Is this all so far-fetched? In short, yes, it probably is. As frustrated as many of them are, most Americans hold dear the idea of America, and with very good reason. Also, despite conveniently brushing aside such things above, we can't easily and in all intellectual honestly conceive a scenario where the break up of America would be a peaceful and amicable situation.

However, it is worth noting that nations are formed, broken-up and reformed all the time, sometimes even peacefully. Germany, one of the top-5 economies in the world, only reunited in 1990. The Soviet Union's breakup occurred more recently than that. Many of our readers will probably recall when what is now six nations was one Yugoslavia without much difficulty.
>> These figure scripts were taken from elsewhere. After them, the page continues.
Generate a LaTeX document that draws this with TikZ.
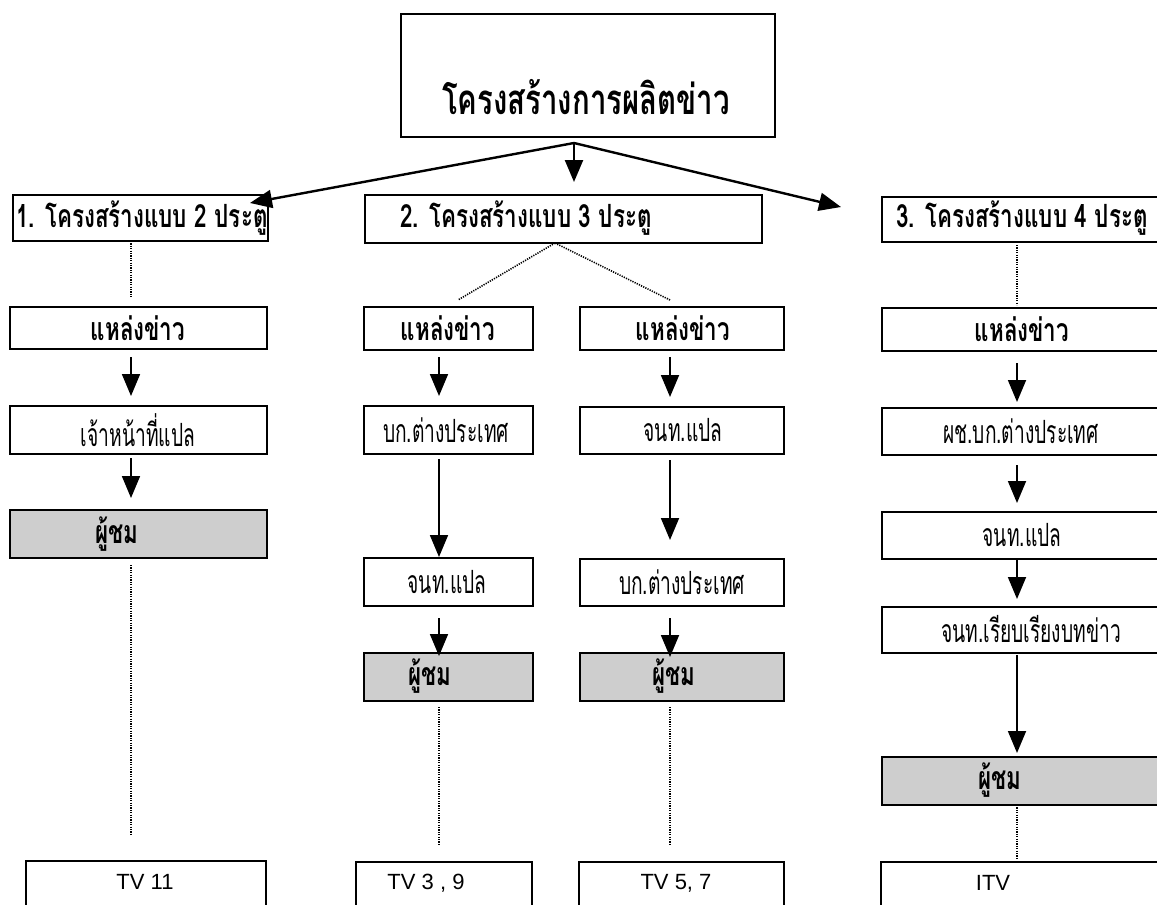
\documentclass[tikz,border=0pt]{standalone}
\usepackage{fontspec}
\setmainfont{Liberation Sans}
\newfontfamily\thaifont[Script=Thai, FakeStretch=0.7]{Loma}
\newfontfamily\thainarrow[Script=Thai, FakeStretch=0.6]{Loma}
\usetikzlibrary{arrows.meta,calc}
\definecolor{tone}{RGB}{206,206,206}

% box given by its corners: name, x1, y1, x2, y2, style
\newcommand\mkbox[6]{%
  \node[#6, minimum width={#4-#2}, minimum height={#5-#3}] (#1) at ({(#2+#4)/2},{(#3+#5)/2}) {};}

\tikzset{
  box/.style={draw=black, line width=1.7pt, inner sep=0pt, outer sep=0pt},
  shadebox/.style={box, fill=tone},
  lab/.style={inner sep=0pt, font={\thainarrow\fontsize{32}{36}\selectfont}},
  blab/.style={inner sep=0pt, font={\thaifont\bfseries\fontsize{32}{36}\selectfont}},
  ttl/.style={inner sep=0pt, font={\thaifont\bfseries\fontsize{42}{46}\selectfont}},
  tvlab/.style={inner sep=0pt, font={\fontsize{22}{26}\selectfont}},
  arr/.style={line width=1.8pt, -{Triangle[length=22pt,width=18pt]}},
  bigarr/.style={line width=2.4pt, -{Triangle[length=22pt,width=18pt]}},
  dots/.style={line width=1.6pt, dash pattern=on 1.2pt off 1.2pt},
}

\begin{document}
\begin{tikzpicture}[x=1pt,y=-1pt]
\useasboundingbox (0,0) rectangle (1157,905);
\clip (0,0) rectangle (1157,905);

% column axes
\coordinate (c1) at (131,0);
\coordinate (c2) at (439,0);
\coordinate (c3) at (670,0);
\coordinate (c4) at (1017,0);

% title
\mkbox{T}{401}{14}{775}{137}{box}
\node[ttl] (T-t) at (586,97) {โครงสร้างการผลิตข่าว};

% the three structures
\mkbox{B1}{13}{195}{268}{241}{box}
\node[blab] (B1-t) at (142,218) {1. โครงสร้างแบบ 2 ประตู};
\mkbox{B2}{365}{195}{762}{243}{box}
\node[blab] (B2-t) at (526,218) {2. โครงสร้างแบบ 3 ประตู};
\mkbox{B3}{882}{197}{1175}{242}{box}
\node[blab] (B3-t) at (1022,218) {3. โครงสร้างแบบ 4 ประตู};

\coordinate (apex) at (574,143);
\draw[bigarr] (apex) -- ([xshift=-18pt,yshift=-8pt]B1.north east);
\draw[bigarr, shorten >=13pt] (apex) -- (apex |- B2.north);
\draw[bigarr] (apex) -- ([xshift=-41pt,yshift=-10pt]B3.north west);

% column 1
\mkbox{S1}{10}{307}{267}{349}{box}
\node[blab] (S1-t) at (138,328) {แหล่งข่าว};
\mkbox{R1}{10}{406}{267}{454}{box}
\node[lab] (R1-t) at (138,430) {เจ้าหน้าที่แปล};
\mkbox{V1}{10}{510}{267}{558}{shadebox}
\node[blab] (V1-t) at (117,534) {ผู้ชม};
\mkbox{TV1}{26}{861}{266}{930}{box}
\node[tvlab] (TV1-t) at (145,882) {TV 11};

\draw[dots, shorten >=9pt] (B1.south -| c1) -- (S1.north -| c1);
\draw[arr, shorten <=8pt, shorten >=10pt] (S1.south -| c1) -- (R1.north -| c1);
\draw[arr, shorten <=4pt, shorten >=12pt] (R1.south -| c1) -- (V1.north -| c1);
\draw[dots, shorten <=7pt, shorten >=26pt] (V1.south -| c1) -- (TV1.north -| c1);

% column 2
\coordinate (fork) at (555,243);
\coordinate (f2) at (458,300);
\coordinate (f3) at (670,300);
\draw[dots] (fork) -- (f2);
\draw[dots] (fork) -- (f3);

\mkbox{S2}{364}{307}{533}{350}{box}
\node[blab] (S2-t) at (448,328) {แหล่งข่าว};
\mkbox{R2}{364}{406}{533}{454}{box}
\node[lab] (R2-t) at (446,430) {บก.ต่างประเทศ};
\mkbox{Q2}{364}{558}{533}{606}{box}
\node[lab] (Q2-t) at (447,582) {จนท.แปล};
\mkbox{V2}{364}{653}{533}{701}{shadebox}
\node[blab] (V2-t) at (430,676) {ผู้ชม};
\mkbox{TV2}{356}{862}{532}{930}{box}
\node[tvlab] (TV2-t) at (426,883) {TV 3 , 9};

\draw[arr, shorten <=7pt, shorten >=10pt] (S2.south -| c2) -- (R2.north -| c2);
\draw[arr, shorten <=5pt, shorten >=1pt] (R2.south -| c2) -- (Q2.north -| c2);
\draw[arr, shorten <=12pt, shorten >=-3pt] (Q2.south -| c2) -- (V2.north -| c2);
\draw[dots, shorten <=6pt, shorten >=17pt] (V2.south -| c2) -- (TV2.north -| c2);

% column 3
\mkbox{S3}{580}{307}{784}{350}{box}
\node[blab] (S3-t) at (683,328) {แหล่งข่าว};
\mkbox{R3}{580}{407}{784}{454}{box}
\node[lab] (R3-t) at (683,430) {จนท.แปล};
\mkbox{Q3}{580}{559}{784}{606}{box}
\node[lab] (Q3-t) at (682,582) {บก.ต่างประเทศ};
\mkbox{V3}{580}{653}{784}{701}{shadebox}
\node[blab] (V3-t) at (674,676) {ผู้ชม};
\mkbox{TV3}{579}{862}{784}{930}{box}
\node[tvlab] (TV3-t) at (676,883) {TV 5, 7};

\draw[arr, shorten <=7pt, shorten >=10pt] (S3.south -| c3) -- (R3.north -| c3);
\draw[arr, shorten <=6pt, shorten >=19pt] (R3.south -| c3) -- (Q3.north -| c3);
\draw[arr, shorten <=12pt, shorten >=-4pt] (Q3.south -| c3) -- (V3.north -| c3);
\draw[dots, shorten <=6pt, shorten >=18pt] (V3.south -| c3) -- (TV3.north -| c3);

% column 4
\mkbox{S4}{882}{308}{1175}{351}{box}
\node[blab] (S4-t) at (1022,329) {แหล่งข่าว};
\mkbox{R4}{882}{408}{1175}{455}{box}
\node[lab] (R4-t) at (1021,431) {ผช.บก.ต่างประเทศ};
\mkbox{P4}{882}{512}{1175}{559}{box}
\node[lab] (P4-t) at (1022,535) {จนท.แปล};
\mkbox{Q4}{882}{607}{1175}{653}{box}
\node[lab] (Q4-t) at (1031,629) {จนท.เรียบเรียงบทข่าว};
\mkbox{V4}{882}{757}{1175}{805}{shadebox}
\node[blab] (V4-t) at (1000,780) {ผู้ชม};
\mkbox{TV4}{881}{862}{1175}{930}{box}
\node[tvlab] (TV4-t) at (993,883) {ITV};

\draw[dots, shorten <=3pt, shorten >=3pt] (B3.south -| c4) -- (S4.north -| c4);
\draw[arr, shorten <=12pt, shorten >=6pt] (S4.south -| c4) -- (R4.north -| c4);
\draw[arr, shorten <=10pt, shorten >=9pt] (R4.south -| c4) -- (P4.north -| c4);
\draw[arr, shorten <=1pt, shorten >=8pt] (P4.south -| c4) -- (Q4.north -| c4);
\draw[arr, shorten <=2pt, shorten >=4pt] (Q4.south -| c4) -- (V4.north -| c4);
\draw[dots, shorten >=4pt] (V4.south -| c4) -- (TV4.north -| c4);
\end{tikzpicture}
\end{document}
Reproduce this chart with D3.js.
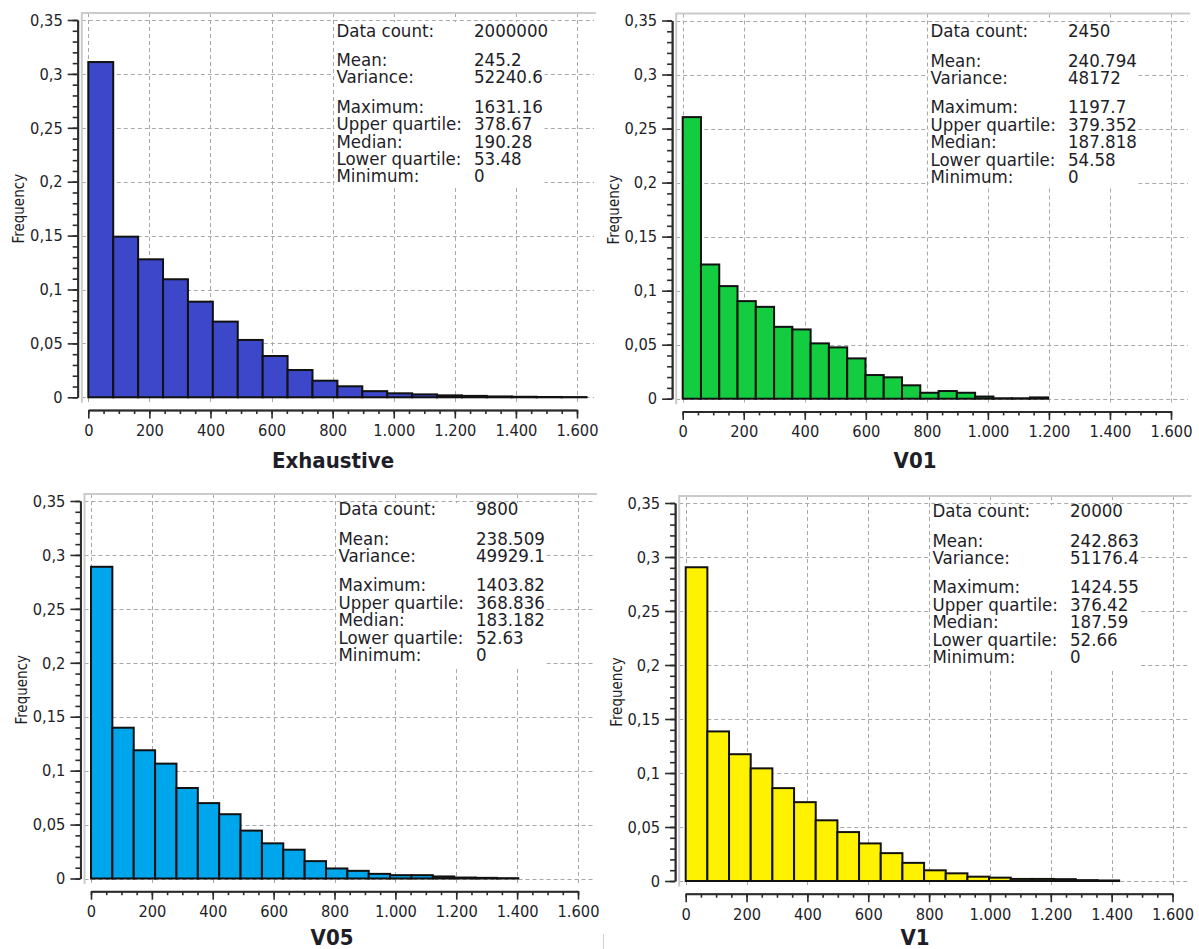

Even in the US, the stitching representing Alaska and Hawaii was only added to the Stars and Stripes in 1959, well within the lifetimes of some of our readers. Some people think that The United States is not yet done being formed (think Puerto Rico). As a result of WWII treaties, the US has territories far closer to Japan and Australia than California. The US ran the Panama Canal Zone as a territory as recently as the last day of 1999.

Of course Alaska and Hawaii were territories prior to the granting of statehood, and even Puerto Rico becoming a state wouldn't technically change the sovereignty of that island, just the classification. However the broader point is still valid; even in America, the current conception of nationhood involves more recent history than many people realize. Therefore more changes are not quite outside the realm of possibility. And after all, what is a blog if not a forum to ask what if?


  1. Great post. This is a good reminder of both how recently other nations have formed or broken up over the past 21 years, and how feasible, albeit unlikely, Texas Nation could be...

  2. Josh Sturtevant17/8/11 11:37

    Thank you sir.

    Looking back, perhaps Texas Nation wasn't the best potential country name (I think Longhorn fans have already taken that one). But it is interesting to consider just how possible such a scenario would be so long as the split up happened amicably.